Atlantic, Dec. 2008

The Atlantic is a magazine that I’ve never been comfortable with. Some years I’ve subscribed to it — and, as each trivia-filled issue turned up in my mailbox, wondered why — until, every now and then, they would publish a piece I was really glad to have read, and I would grit my teeth and sign up for another. Their December 2008 issue (as you see I don’t read them as fast as they arrive), is one of those, only this time it isn’t just one piece that I keep urging people to have a look at. There are two of them.

The first is by a former fund runner, Henry Blodget, and it is called “Why Wall Street Always Blows It.” Blodget should know because (as he says in the article) “I was a famous tech-stock analyst at Merrill Lynch. I was famous because I was on the right side of the boom through the late 1990s…. By late 1998, I was cautioning clients that ‘what looks like a bubble probably is,’ but this didn’t save me. Fifteen months later I missed the top and drove my clients right over the cliff.”

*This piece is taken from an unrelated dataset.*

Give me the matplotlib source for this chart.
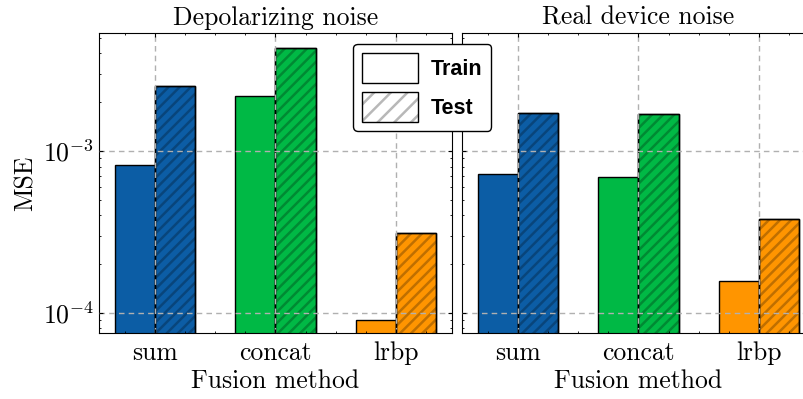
import matplotlib
matplotlib.use("Agg")
import matplotlib.pyplot as plt
import numpy as np
from matplotlib.patches import Patch
from matplotlib.ticker import AutoMinorLocator

plt.rcParams.update({
    "font.family": "serif",
    "font.serif": ["cmr10"],
    "mathtext.fontset": "cm",
    "axes.formatter.use_mathtext": True,
    "axes.unicode_minus": False,
    "xtick.direction": "in",
    "ytick.direction": "in",
    "xtick.top": True,
    "ytick.right": True,
    "xtick.major.size": 3,
    "ytick.major.size": 3,
    "xtick.minor.size": 1.5,
    "ytick.minor.size": 1.5,
    "axes.axisbelow": False,
    "hatch.linewidth": 1.8,
})

methods = ["sum", "concat", "lrbp"]
colors = ["#0C5DA5", "#00B945", "#FF9500"]

depol_train = [8.2e-4, 2.18e-3, 9.05e-5]
depol_test = [2.53e-3, 4.35e-3, 3.09e-4]
real_train = [7.24e-4, 6.89e-4, 1.58e-4]
real_test = [1.72e-3, 1.69e-3, 3.77e-4]

panels = [
    ("Depolarizing noise", depol_train, depol_test),
    ("Real device noise", real_train, real_test),
]

fs = 18.5

fig = plt.figure(figsize=(8.04, 3.99), dpi=100)
ax_l = fig.add_axes([0.1231, 0.1654, 0.439, 0.752])
ax_r = fig.add_axes([0.5746, 0.1654, 0.439, 0.752], sharey=ax_l)

x = np.arange(len(methods))
w = 1 / 3
hatch_col = (0, 0, 0, 0.25)

for ax, (title, train, test) in zip([ax_l, ax_r], panels):
    ax.bar(x - w / 2, train, w, color=colors, edgecolor="black", linewidth=1.0)
    ax.bar(x + w / 2, test, w, color=colors, edgecolor="black", linewidth=1.0)
    # hatch overlay so the stripes come out semi-transparent
    ax.bar(x + w / 2, test, w, color="none", edgecolor=hatch_col,
           hatch="///", linewidth=0)
    ax.bar(x + w / 2, test, w, color="none", edgecolor="black", linewidth=1.0)
    ax.set_yscale("log")
    ax.set_xticks(x)
    ax.set_xticklabels(methods, fontsize=fs)
    ax.xaxis.set_minor_locator(AutoMinorLocator(4))
    ax.set_title(title, fontsize=fs, pad=6)
    ax.set_xlabel("Fusion method", fontsize=fs, labelpad=3)
    ax.grid(True, which="major", linestyle=(0, (4, 3)), color="#b0b0b0", linewidth=1.0)
    ax.tick_params(axis="x", which="major", pad=6)

ax_l.set_ylim(7.5e-5, 5.35e-3)
ax_l.set_ylabel("MSE", fontsize=fs, labelpad=4)
ax_l.tick_params(axis="y", labelsize=fs)
ax_r.tick_params(axis="y", labelleft=False)

train_h = Patch(facecolor="white", edgecolor="black", linewidth=1.0)
test_h = (Patch(facecolor="white", edgecolor=(0.72, 0.72, 0.72), hatch="//", linewidth=0),
          Patch(facecolor="none", edgecolor="black", linewidth=1.0))
leg = fig.legend([train_h, test_h], ["Train", "Test"], loc="upper center",
                 bbox_to_anchor=(0.525, 0.89),
                 prop={"family": "Liberation Sans", "weight": "bold", "size": 15.5},
                 frameon=True, fancybox=True, framealpha=1.0, edgecolor="black",
                 handlelength=2.6, handleheight=1.8, borderpad=0.4, labelspacing=0.4,
                 handletextpad=0.6, borderaxespad=0)
leg.get_frame().set_linewidth(1.0)

fig.savefig("out.png", dpi=100)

And so, Blodget says, will people in his position always do because that sort of bubble — in which the price of securities gets bid up way beyond their real value is bound to happen … and bound to burst.

What’s the solution? Why, you want to buy and hold as long as the bubble is bloating, but get out before it pops. That’s good advice, and it could make you really, really rich if followed … but you can’t follow it. Blodget tried to. He cut back, and advised his clients to cut back, on the high-performance tech stocks that fueled the boom.

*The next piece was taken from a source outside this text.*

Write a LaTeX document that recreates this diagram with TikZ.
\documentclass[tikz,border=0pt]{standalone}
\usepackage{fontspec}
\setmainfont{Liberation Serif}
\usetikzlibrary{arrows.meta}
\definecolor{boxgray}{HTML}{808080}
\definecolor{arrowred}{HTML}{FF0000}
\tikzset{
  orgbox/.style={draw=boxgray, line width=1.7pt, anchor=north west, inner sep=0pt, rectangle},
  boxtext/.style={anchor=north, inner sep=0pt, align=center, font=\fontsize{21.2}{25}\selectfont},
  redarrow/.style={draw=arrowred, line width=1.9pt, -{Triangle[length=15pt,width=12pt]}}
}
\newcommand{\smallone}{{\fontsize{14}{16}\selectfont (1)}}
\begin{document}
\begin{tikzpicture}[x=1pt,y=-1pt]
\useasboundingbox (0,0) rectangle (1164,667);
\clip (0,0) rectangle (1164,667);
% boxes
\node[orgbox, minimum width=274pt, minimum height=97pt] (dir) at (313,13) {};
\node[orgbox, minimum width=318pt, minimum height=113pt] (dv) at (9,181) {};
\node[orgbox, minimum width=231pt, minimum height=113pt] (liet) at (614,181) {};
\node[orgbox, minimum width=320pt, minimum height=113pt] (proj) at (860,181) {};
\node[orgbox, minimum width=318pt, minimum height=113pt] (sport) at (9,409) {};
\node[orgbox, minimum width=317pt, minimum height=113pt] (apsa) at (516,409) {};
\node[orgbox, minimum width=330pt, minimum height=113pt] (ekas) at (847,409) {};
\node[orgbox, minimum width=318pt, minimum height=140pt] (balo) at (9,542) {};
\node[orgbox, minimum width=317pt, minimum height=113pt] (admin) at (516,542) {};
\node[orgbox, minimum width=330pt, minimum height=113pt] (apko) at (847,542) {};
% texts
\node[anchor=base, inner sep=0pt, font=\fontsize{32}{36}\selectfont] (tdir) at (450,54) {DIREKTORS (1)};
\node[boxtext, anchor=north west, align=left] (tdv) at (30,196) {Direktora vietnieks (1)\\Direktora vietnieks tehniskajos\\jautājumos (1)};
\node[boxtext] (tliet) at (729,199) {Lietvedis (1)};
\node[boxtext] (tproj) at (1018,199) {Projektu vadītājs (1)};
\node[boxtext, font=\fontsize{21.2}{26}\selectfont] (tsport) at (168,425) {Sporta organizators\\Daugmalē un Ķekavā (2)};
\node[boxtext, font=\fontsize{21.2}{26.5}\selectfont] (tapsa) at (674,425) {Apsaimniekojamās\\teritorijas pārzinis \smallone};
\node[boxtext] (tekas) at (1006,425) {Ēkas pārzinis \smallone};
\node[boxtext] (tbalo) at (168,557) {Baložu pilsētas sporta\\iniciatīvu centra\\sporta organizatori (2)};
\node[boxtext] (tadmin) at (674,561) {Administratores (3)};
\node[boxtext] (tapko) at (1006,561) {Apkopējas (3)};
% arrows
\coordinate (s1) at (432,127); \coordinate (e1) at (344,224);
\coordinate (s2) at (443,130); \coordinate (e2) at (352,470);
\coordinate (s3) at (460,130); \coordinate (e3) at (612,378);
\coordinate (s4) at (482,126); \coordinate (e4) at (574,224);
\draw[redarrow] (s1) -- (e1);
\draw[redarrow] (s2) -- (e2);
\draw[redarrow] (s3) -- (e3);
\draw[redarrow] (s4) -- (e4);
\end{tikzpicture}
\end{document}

The damn things kept going up — way up — anyway.

You can see the stocks you’ve dumped going way past the point you sold them at for just so long before you begin to think they’ll keep on doing it and you’ve missed the boat. For Blodget that point came when, “in early 2000, weeks before the bubble burst, I put a lot of money where my mouth was. Two years later, I had lost the equivalent of six high-end college educations.” Because, as he also says, getting out of a bubble too early causes almost as much trouble as getting out of it too late.


The other piece in the same issue is called “Be Nice to the Countries That Lend You Money,” and it is the text of an on-the-record conversation between financial writer James Fallows and Gao Xiqing, who is the manager of a significant chunk of the money China has loaned to the United States. Gao is a pretty Americanish Chinese with a law degree from Duke and an American employment record that includes working for Richard Nixon’s Wall Street law firm.

I’m not going to try to synopsize what he said to Fallows, only to tell you that if you read it, you’ll be glad you did — even if he makes your blood run cold when Fallows hints at the “too big to fail” principle as applied to the American debt, implying that it would cost China too much to call it, and Gao agrees, “Yes, in the short run, not in the long,”


  1. Jeff says:

    Paul Krugman has written some interesting things about the dollar trap that China is in. They can’t really do anything about all that American debt they own without crashing their own economy. That’s one reason why China is pushing for a world trade currency to replace the dollar.

    Krugman has also written about China’s environmental problems, specifically CO2 emissions.

    In my opinion, China is sitting on an environmental time bomb. They are poisoning their land, water and air at an unsustainable rate. They may be an economic powerhouse today, but in the long run their country will become uninhabitable. The cost of cleaning up the mess they have made in their drive to become an economic superpower will ultimately hamstring the Chinese economy, which in turn will further steer the rest of the world away from the very consumption-driven economic model that has created the Chinese superpower.

    My opinion – the next 20 years are going to be… interesting. The world will change as much in the next 20 years as it changed in the last 100. The change is inevitable, but how it changes remains to be seen.

  2. Doug K says:

    James Fallows is not really a ‘financial’ writer per se. He’s worth reading on any subject, though. Find his weblog at

    I’m havering on subscribing to the Atlantic, and it’s mostly because I’d like to help support his writing..

    We are all Keynesians now..
    “The market can stay irrational longer than you can stay solvent.” John Maynard Keynes

  3. Tina Black says:

    I pulled out all my market holdings when the DOW was at 14,000. Good move.